── DATASET ENTRIES

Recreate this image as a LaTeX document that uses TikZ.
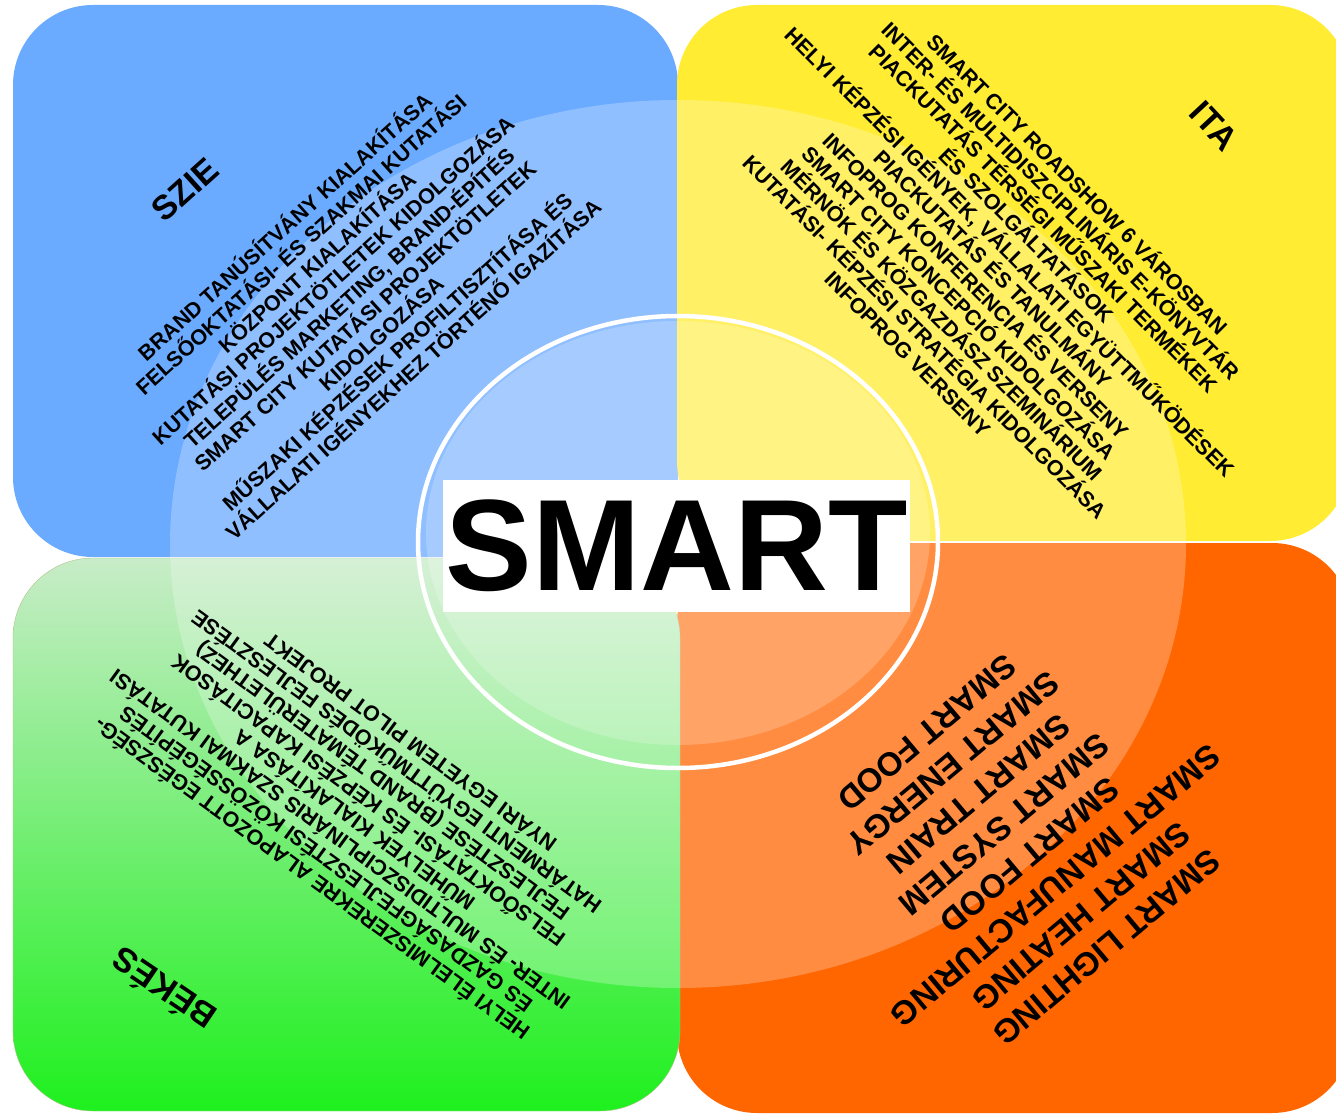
\documentclass[tikz,border=0pt]{standalone}
\usepackage{fontspec}
\setmainfont{Liberation Sans}
\definecolor{szieblue}{RGB}{106,170,255}
\definecolor{itayellow}{RGB}{255,236,51}
\definecolor{smartorange}{RGB}{255,102,0}
\definecolor{bekeslight}{RGB}{200,236,200}
\definecolor{bekesgreen}{RGB}{30,240,30}
\definecolor{bekesedge}{RGB}{176,196,140}
\begin{document}
\begin{tikzpicture}[x=1pt,y=-1pt,
    quad/.style={rounded corners=80pt},
    itemlist/.style={font=\bfseries\fontsize{21.5}{24}\selectfont,align=center,inner sep=0pt},
    smartlist/.style={font=\bfseries\fontsize{33}{40}\selectfont,align=center,inner sep=0pt},
    tag/.style={font=\bfseries\fontsize{34}{34}\selectfont,inner sep=0pt}]
    \useasboundingbox (0,0) rectangle (1336,1118);
    \fill[white] (0,0) rectangle (1336,1118);
    \coordinate(C0) at (678,544);
    % four fields
    \foreach \col/\x/\y/\X/\Y in {szieblue/13/5/678/557,itayellow/677/5/1350/541,smartorange/677/543/1352/1113}{
      \fill[\col,quad] (\x,\y) rectangle (\X,\Y);
    }
    \shade[top color=bekeslight,bottom color=bekesgreen,draw=bekesedge,quad] (13,558) rectangle (680,1111);
    % glass
    \fill[white,opacity=0.25] (C0) ellipse[x radius=508,y radius=444];
    \fill[white,opacity=0.2] (678,533) ellipse[x radius=252,y radius=212];
    \draw[white,line width=4.5pt] (678,542) ellipse[x radius=260,y radius=226];
    \node[fill=white,minimum width=467pt,minimum height=132pt,inner sep=0pt,
      font=\bfseries\fontsize{130}{130}\selectfont] (SMART) at (676.5,546) {SMART};
    % partners
    \foreach \n/\t/\p/\r in {SZIE/SZIE/{185,190}/42,ITA/ITA/{1214,126}/-47,BEKES/BÉKÉS/{163,990}/146}{
      \node[tag,rotate=\r] (\n) at (\p) {\t};
    }
    \node[itemlist,rotate=42] (SZIElist) at (348,297) {BRAND TANÚSÍTVÁNY KIALAKÍTÁSA\\
      FELSŐOKTATÁSI- ÉS SZAKMAI KUTATÁSI\\
      KÖZPONT KIALAKÍTÁSA\\
      KUTATÁSI PROJEKTÖTLETEK KIDOLGOZÁSA\\
      TELEPÜLÉS MARKETING, BRAND-ÉPÍTÉS\\
      SMART CITY KUTATÁSI PROJEKTÖTLETEK\\
      KIDOLGOZÁSA\\
      MŰSZAKI KÉPZÉSEK PROFILTISZTÍTÁSA ÉS\\
      VÁLLALATI IGÉNYEKHEZ TÖRTÉNŐ IGAZÍTÁSA};
    \node[itemlist,rotate=-45] (ITAlist) at (994,268) {SMART CITY ROADSHOW 6 VÁROSBAN\\
      INTER- ÉS MULTIDISZCIPLINÁRIS E-KÖNYVTÁR\\
      PIACKUTATÁS TÉRSÉGI MŰSZAKI TERMÉKEK\\
      ÉS SZOLGÁLTATÁSOK\\
      HELYI KÉPZÉSI IGÉNYEK, VÁLLALATI EGYÜTTMŰKÖDÉSEK\\
      PIACKUTATÁS ÉS TANULMÁNY\\
      INFOPROG KONFERENCIA ÉS VERSENY\\
      SMART CITY KONCEPCIÓ KIDOLGOZÁSA\\
      MÉRNÖK ÉS KÖZGAZDÁSZ SZEMINÁRIUM\\
      KUTATÁSI- KÉPZÉSI STRATÉGIA KIDOLGOZÁSA\\
      INFOPROG VERSENY};
    \node[itemlist,rotate=144] (BEKESlist) at (360,812) {HELYI ÉLELMISZEREKRE ALAPOZOTT EGÉSZSÉG-\\
      ÉS GAZDASÁGFEJLESZTÉSI KÖZÖSSÉGÉPÍTÉS\\
      INTER- ÉS MULTIDISZCIPLINÁRIS SZAKMAI KUTATÁSI\\
      MŰHELYEK KIALAKÍTÁSA A\\
      FELSŐOKTATÁSI- ÉS KÉPZÉSI KAPACITÁSOK\\
      FEJLESZTÉSE (BRAND TÉMATERÜLETHEZ)\\
      HATÁRMENTI EGYÜTTMŰKÖDÉS FEJLESZTÉSE\\
      NYÁRI EGYETEM PILOT PROJEKT};
    \node[smartlist,rotate=220] (SMARTlist) at (1017,840) {SMART LIGHTING\\
      SMART HEATING\\
      SMART MANUFACTURING\\
      SMART FOOD\\
      SMART SYSTEM\\
      SMART TRAIN\\
      SMART ENERGY\\
      SMART FOOD};
  \end{tikzpicture}
\end{document}
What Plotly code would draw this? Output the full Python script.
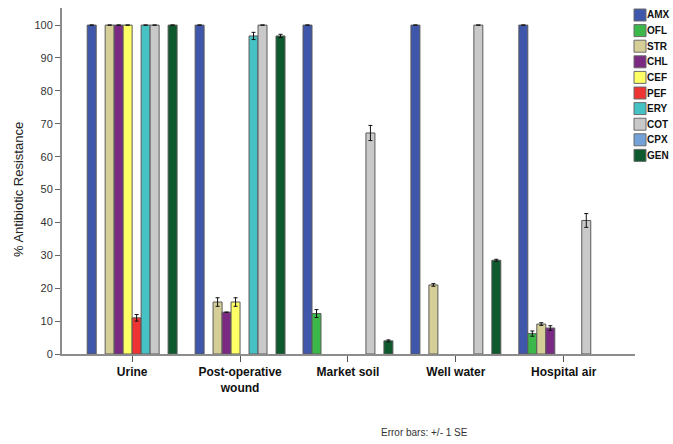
import plotly.graph_objects as go

# Sample sources and antibiotics
sources = ["Urine", "Post-operative<br>wound", "Market soil", "Well water", "Hospital air"]
antibiotics = ["AMX", "OFL", "STR", "CHL", "CEF", "PEF", "ERY", "COT", "CPX", "GEN"]
colors = ["#3F57AB", "#3CB84B", "#D5CF97", "#7A2A82", "#FFFF66",
          "#EE3333", "#46C1C4", "#C9C9C9", "#72A2D8", "#0E5A2E"]

# % resistance per antibiotic, one value per source
AMX = [100, 100, 100, 100, 100]
OFL = [0, 0, 12.3, 0, 6.2]
STR = [100, 15.8, 0, 21.0, 9.1]
CHL = [100, 12.7, 0, 0, 7.9]
CEF = [100, 15.8, 0, 0, 0]
PEF = [11.0, 0, 0, 0, 0]
ERY = [100, 96.7, 0, 0, 0]
COT = [100, 100, 67.2, 100, 40.6]
CPX = [0, 0, 0, 0, 0]
GEN = [100, 96.7, 4.0, 28.5, 0]

# standard errors (+/- 1 SE)
AMX_se = [0, 0, 0, 0, 0]
OFL_se = [0, 0, 1.2, 0, 0.8]
STR_se = [0, 1.3, 0, 0.4, 0.4]
CHL_se = [0, 0, 0, 0, 0.7]
CEF_se = [0, 1.3, 0, 0, 0]
PEF_se = [1.0, 0, 0, 0, 0]
ERY_se = [0, 1.1, 0, 0, 0]
COT_se = [0, 0, 2.3, 0, 2.1]
CPX_se = [0, 0, 0, 0, 0]
GEN_se = [0, 0.5, 0.3, 0.3, 0]

values = [AMX, OFL, STR, CHL, CEF, PEF, ERY, COT, CPX, GEN]
errors = [AMX_se, OFL_se, STR_se, CHL_se, CEF_se, PEF_se, ERY_se, COT_se, CPX_se, GEN_se]

fig = go.Figure()
for name, col, vals, se in zip(antibiotics, colors, values, errors):
    # zero resistance leaves an empty slot in the group
    shown = [v if v > 0 else None for v in vals]
    fig.add_trace(go.Bar(
        x=list(range(len(sources))), y=shown, name=name,
        marker=dict(color=col, line=dict(color="#5a5a5a", width=1)),
        error_y=dict(type="data", array=se, visible=True,
                     color="#111111", thickness=1, width=2),
        showlegend=False,
    ))

W, H = 673, 444
ml, mr, mt, mb = 62, 38, 8, 90
pw, ph = W - ml - mr, H - mt - mb

# hand-built legend: swatch + label per antibiotic
shapes = []
annotations = []
lx0 = 634
ly0 = 15
step = 15.6
for i, (name, col) in enumerate(zip(antibiotics, colors)):
    yc = ly0 + i * step
    shapes.append(dict(type="rect", xref="paper", yref="paper",
                       x0=(lx0 - ml) / pw, x1=(lx0 + 12 - ml) / pw,
                       y0=(H - mb - (yc + 6)) / ph, y1=(H - mb - (yc - 6)) / ph,
                       fillcolor=col, line=dict(color="#6a6a6a", width=1)))
    annotations.append(dict(xref="paper", yref="paper",
                            x=(lx0 + 12 - ml) / pw, y=(H - mb - yc) / ph,
                            text="<b>" + name + "</b>", showarrow=False,
                            xanchor="left", yanchor="middle", borderpad=0,
                            font=dict(family="Liberation Sans", size=10, color="#111111")))

annotations.append(dict(xref="paper", yref="paper", x=(18 - ml) / pw,
                        y=(H - mb - 190) / ph, text="% Antibiotic Resistance",
                        textangle=-90, showarrow=False, xanchor="center", yanchor="middle",
                        font=dict(family="Liberation Sans", size=13, color="#222222")))
annotations.append(dict(xref="paper", yref="paper", x=(424 - ml) / pw,
                        y=(H - mb - 432) / ph, text="Error bars: +/- 1 SE",
                        showarrow=False, xanchor="center", yanchor="middle",
                        font=dict(family="Liberation Sans", size=10, color="#333333")))

fig.update_layout(
    width=W, height=H,
    margin=dict(l=ml, r=mr, t=mt, b=mb),
    paper_bgcolor="white", plot_bgcolor="white",
    barmode="group", bargap=0.167, bargroupgap=0,
    shapes=shapes, annotations=annotations,
    xaxis=dict(
        range=[-0.65, 4.66],
        tickmode="array", tickvals=list(range(len(sources))),
        ticktext=["<b>" + s + "</b>" for s in sources],
        ticks="outside", ticklen=6, tickcolor="#555555", tickwidth=1,
        showline=True, linecolor="#8c8c8c", linewidth=2,
        showgrid=False, zeroline=False,
        tickfont=dict(family="Liberation Sans", size=12, color="#111111"),
    ),
    yaxis=dict(
        range=[0, 105.2],
        tickmode="array", tickvals=list(range(0, 101, 10)),
        ticks="outside", ticklen=5, tickcolor="#666666", tickwidth=1,
        showline=True, linecolor="#8c8c8c", linewidth=2,
        showgrid=False, zeroline=False,
        tickfont=dict(family="Liberation Sans", size=11, color="#333333"),
    ),
)

fig.write_html("out.html")
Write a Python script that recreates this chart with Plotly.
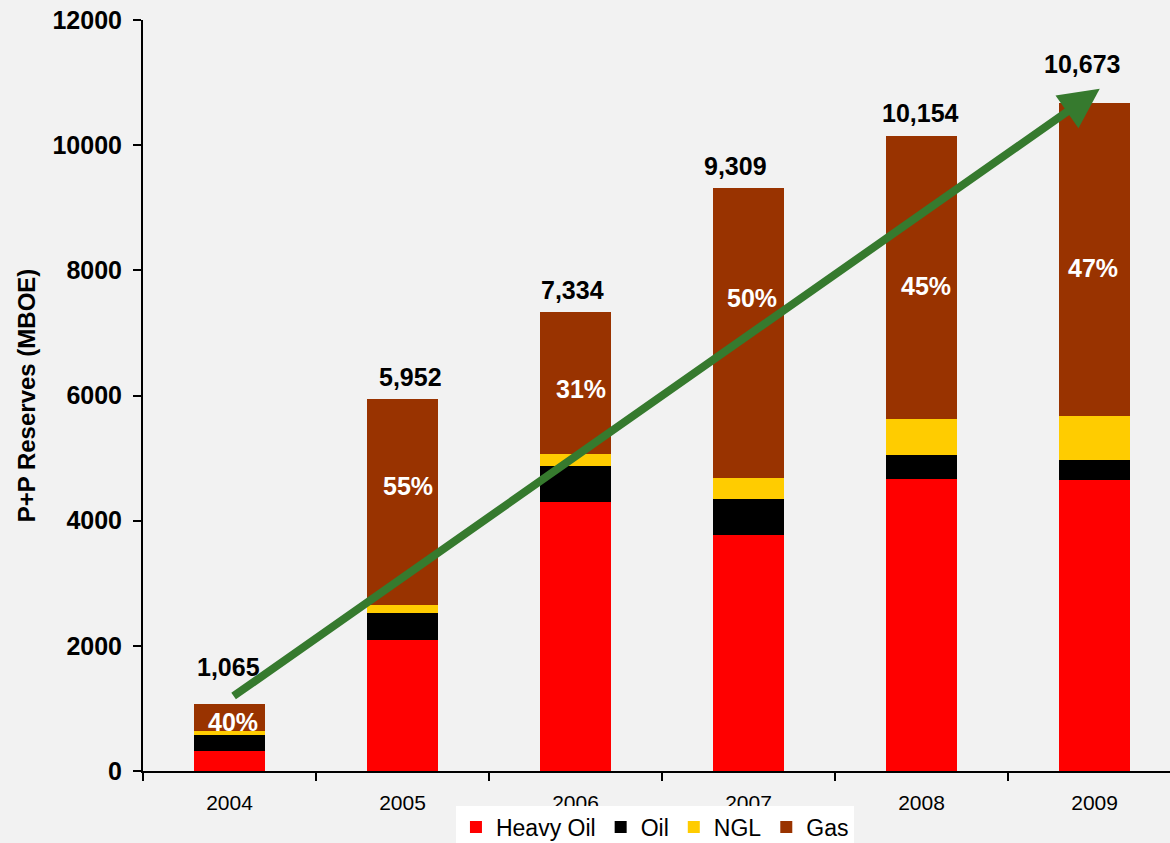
import plotly.graph_objects as go

years = ["2004", "2005", "2006", "2007", "2008", "2009"]
heavy_oil = [320, 2090, 4300, 3770, 4665, 4650]
oil = [255, 435, 570, 575, 385, 320]
ngl = [64, 130, 195, 335, 575, 703]
gas = [426, 3297, 2269, 4629, 4529, 5000]
totals = [1065, 5952, 7334, 9309, 10154, 10673]
gas_pct = ["40%", "55%", "31%", "50%", "45%", "47%"]
y_ticks = [0, 2000, 4000, 6000, 8000, 10000, 12000]

# trend arrow (tail -> head), in category index / MBOE units
arrow_tail = (0.015, 1180)
arrow_head = (5.03, 10900)

# label nudges (pixels)
total_xshift = [-1, 8, -3, -13, -1, -13]
total_yshift = [37, 22, 22, 22, 23, 39]
pct_xshift = [3, 5, 5, 3, 4, -2]
pct_yshift = [-4, 16, -6, 35, -9, -8]

FONT = "Liberation Sans, Arial, sans-serif"
BG = "#F2F2F2"

fig = go.Figure()
series = [("Heavy Oil", heavy_oil, "#FF0000"), ("Oil", oil, "#000000"),
          ("NGL", ngl, "#FFCC00"), ("Gas", gas, "#993300")]
for name, vals, col in series:
    fig.add_trace(go.Bar(x=years, y=vals, name=name, marker=dict(color=col, line=dict(width=0)),
                         width=0.41))

annotations = []
for i, yr in enumerate(years):
    annotations.append(dict(x=i, y=totals[i], xref="x", yref="y", text=f"{totals[i]:,}",
                            showarrow=False, xshift=total_xshift[i], yshift=total_yshift[i],
                            font=dict(family=FONT, size=25, color="#000000", weight="bold")))
    base = heavy_oil[i] + oil[i] + ngl[i]
    mid = base + gas[i] / 2
    annotations.append(dict(x=i, y=mid, xref="x", yref="y", text=gas_pct[i],
                            showarrow=False, xshift=pct_xshift[i], yshift=pct_yshift[i],
                            font=dict(family=FONT, size=25, color="#FFFFFF", weight="bold")))
annotations.append(dict(x=arrow_head[0], y=arrow_head[1], xref="x", yref="y",
                        ax=arrow_tail[0], ay=arrow_tail[1], axref="x", ayref="y",
                        text="", showarrow=True, arrowhead=2, arrowsize=1, arrowwidth=8,
                        arrowcolor="#367A2E", standoff=0))

fig.update_layout(
    width=1170, height=843,
    barmode="stack",
    paper_bgcolor=BG, plot_bgcolor=BG,
    margin=dict(l=143, r=0, t=20, b=72, autoexpand=False),
    font=dict(family=FONT, color="#000000"),
    annotations=annotations,
    legend=dict(orientation="h", x=0.4985, xanchor="center", y=-0.046, yanchor="top",
                bgcolor="#FFFFFF", font=dict(family=FONT, size=23, color="#000000"),
                traceorder="normal", itemclick=False),
    bargap=0.59,
)
fig.update_xaxes(type="category", range=[-0.5, 5.436], showline=True, linecolor="#000000",
                 linewidth=2, ticks="outside", tickson="boundaries", ticklen=8, tickwidth=2,
                 tickcolor="#000000", showgrid=False, zeroline=False, ticklabelstandoff=12,
                 tickfont=dict(family=FONT, size=21, color="#000000"))
fig.update_yaxes(range=[0, 12000], tickvals=y_ticks, ticktext=[str(v) for v in y_ticks],
                 showline=True, linecolor="#000000", linewidth=2, ticks="outside", ticklen=8,
                 tickwidth=2, tickcolor="#000000", showgrid=False, zeroline=False,
                 ticklabelstandoff=6,
                 tickfont=dict(family=FONT, size=25, color="#000000", weight="bold"),
                 title=dict(text="P+P Reserves (MBOE)", standoff=10,
                            font=dict(family=FONT, size=24, color="#000000", weight="bold")))

fig.write_html("out.html", config={"displayModeBar": False},
               post_script="document.body.style.margin='0';document.body.style.background='#F2F2F2';")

────

# [STATED PROBLEM]
Extract the stretch of lines that begins at the line with "What Plotly code" and ends at the line with "COT_se, CPX_se, GEN_se]", inclusive. Omit every picture.

# [WRITTEN ANSWER]
What Plotly code would draw this? Output the full Python script.
import plotly.graph_objects as go

# Sample sources and antibiotics
sources = ["Urine", "Post-operative<br>wound", "Market soil", "Well water", "Hospital air"]
antibiotics = ["AMX", "OFL", "STR", "CHL", "CEF", "PEF", "ERY", "COT", "CPX", "GEN"]
colors = ["#3F57AB", "#3CB84B", "#D5CF97", "#7A2A82", "#FFFF66",
          "#EE3333", "#46C1C4", "#C9C9C9", "#72A2D8", "#0E5A2E"]

# % resistance per antibiotic, one value per source
AMX = [100, 100, 100, 100, 100]
OFL = [0, 0, 12.3, 0, 6.2]
STR = [100, 15.8, 0, 21.0, 9.1]
CHL = [100, 12.7, 0, 0, 7.9]
CEF = [100, 15.8, 0, 0, 0]
PEF = [11.0, 0, 0, 0, 0]
ERY = [100, 96.7, 0, 0, 0]
COT = [100, 100, 67.2, 100, 40.6]
CPX = [0, 0, 0, 0, 0]
GEN = [100, 96.7, 4.0, 28.5, 0]

# standard errors (+/- 1 SE)
AMX_se = [0, 0, 0, 0, 0]
OFL_se = [0, 0, 1.2, 0, 0.8]
STR_se = [0, 1.3, 0, 0.4, 0.4]
CHL_se = [0, 0, 0, 0, 0.7]
CEF_se = [0, 1.3, 0, 0, 0]
PEF_se = [1.0, 0, 0, 0, 0]
ERY_se = [0, 1.1, 0, 0, 0]
COT_se = [0, 0, 2.3, 0, 2.1]
CPX_se = [0, 0, 0, 0, 0]
GEN_se = [0, 0.5, 0.3, 0.3, 0]

values = [AMX, OFL, STR, CHL, CEF, PEF, ERY, COT, CPX, GEN]
errors = [AMX_se, OFL_se, STR_se, CHL_se, CEF_se, PEF_se, ERY_se, COT_se, CPX_se, GEN_se]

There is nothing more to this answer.